Because the purpose of feminism isn't to make a particular type of woman. The idea that there are inherently wrong and inherently right "types" of women is what's screwed feminism for so long -- this idea that "we" wouldn't accept slaggy birds, dim birds, birds that bitch, birds that hire cleaners, birds that stay at home with their kids, birds that have pink Mini Metros with POWERED BY FAIRY DUST! bumper stickers, birds in burkas, or birds that like to pretend, in their heads, that they're married to Zach Braff from Scrubs and that you sometimes have sex in an ambulance while the rest of the cast watch and, latterly, clap. You know what? Feminism will have all of you.
What is feminism? Simply the belief that women should be as free as men, however nuts, dim, deluded, badly dressed, fat, receding, lazy, and smug they might be.

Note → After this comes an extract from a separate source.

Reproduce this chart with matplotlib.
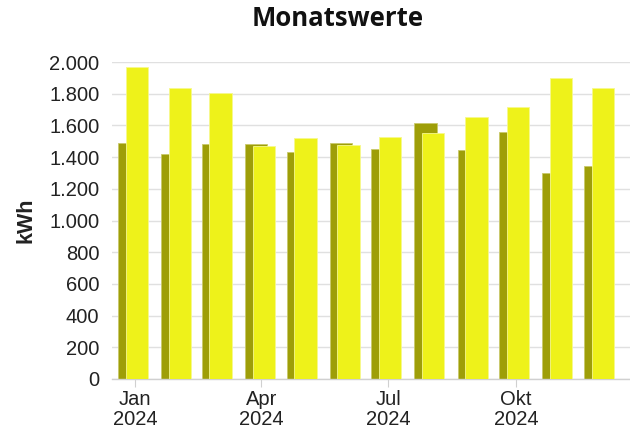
import datetime as dt

import matplotlib
matplotlib.use('Agg')
import matplotlib.dates as mdates
import matplotlib.pyplot as plt
from matplotlib.ticker import FuncFormatter

# monthly values 2024 (kWh)
months = [dt.date(2024, m, 1) for m in range(1, 13)]
series_dark = [1488, 1419, 1480, 1482, 1434, 1492, 1450, 1615, 1446, 1558, 1299, 1343]
series_light = [1968, 1838, 1802, 1471, 1522, 1476, 1526, 1552, 1650, 1718, 1897, 1838]
tick_dates = [dt.date(2024, 1, 1), dt.date(2024, 4, 1), dt.date(2024, 7, 1), dt.date(2024, 10, 1)]
tick_labels = ['Jan\n2024', 'Apr\n2024', 'Jul\n2024', 'Okt\n2024']

plt.rcParams['font.family'] = ['Liberation Sans', 'DejaVu Sans']

fig = plt.figure(figsize=(6.3, 4.38), dpi=100)
ax = fig.add_axes([112 / 630, 1 - 379 / 438, 518 / 630, 317 / 438])

x = mdates.date2num(months)
width = 16  # days
ax.bar(x - 4.0, series_dark, width, color='#9e9e08', edgecolor='#c9c96a',
       linewidth=0.6, zorder=2)
ax.bar(x + 1.6, series_light, width, color='#eef21a', edgecolor='#f6f88e',
       linewidth=0.6, zorder=3)

ax.set_xlim(mdates.date2num(dt.date(2023, 12, 15)) + 0.5,
            mdates.date2num(dt.date(2024, 12, 22)))
ax.set_ylim(0, 2000)
ax.set_yticks(range(0, 2001, 200))
ax.yaxis.set_major_formatter(FuncFormatter(lambda v, p: f'{int(v):,}'.replace(',', '.')))
ax.set_xticks(mdates.date2num(tick_dates))
ax.set_xticklabels(tick_labels, linespacing=1.05)

ax.grid(axis='y', color='#e0e0e0', linewidth=1, zorder=0)
ax.set_axisbelow(True)
for s in ['top', 'right', 'left']:
    ax.spines[s].set_visible(False)
ax.spines['bottom'].set_color('#d0d0d0')
ax.spines['bottom'].set_linewidth(1)

ax.tick_params(axis='y', length=0, pad=9, labelsize=14.5, labelcolor='#222222')
ax.tick_params(axis='x', length=6, color='#d0d0d0', pad=2, labelsize=14.5,
               labelcolor='#222222')

fig.text(26 / 630, 1 - 220 / 438, 'kWh', rotation=90, ha='center', va='center',
         fontsize=15.5, fontweight='bold', color='#222222')
fig.text(338 / 630, 1 - 19 / 438, 'Monatswerte', ha='center', va='center',
         fontsize=18.5, fontweight='bold', family='Open Sans', color='#111111')

fig.savefig('out.png', dpi=100)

Are you a feminist? Hahaha. Of course you are.
photo: Jean Manon
On Saturday I went to the aforementioned Murat Gassiev slugfest in Newark, where I had the enlightening assignment of helping the ring card girls climb the ring stairs in their precarious heels. I held the ropes open for them as they ducked through, graceful despite their restrictive black miniskirts, and stood on the apron as they made their darling rounds, elbows hyperextended, permasmiles affixed. Whistles rained down from the Poles in the upper balconies. It was the best view I have ever had of the ring during a pro fight.
Mia and Janine were gorgeous and gracious and industrious and smart. They had to stand center ring during the introduction of the main event, holding aloft the Russian, Polish, and American flags throughout the ring walks, fighter introductions, and three national anthems. Taking into account the height of their heels and the unwavering brilliance of their smiles, this was arguably a greater athletic performance than Steve Bujaj delivered in the main supporting bout.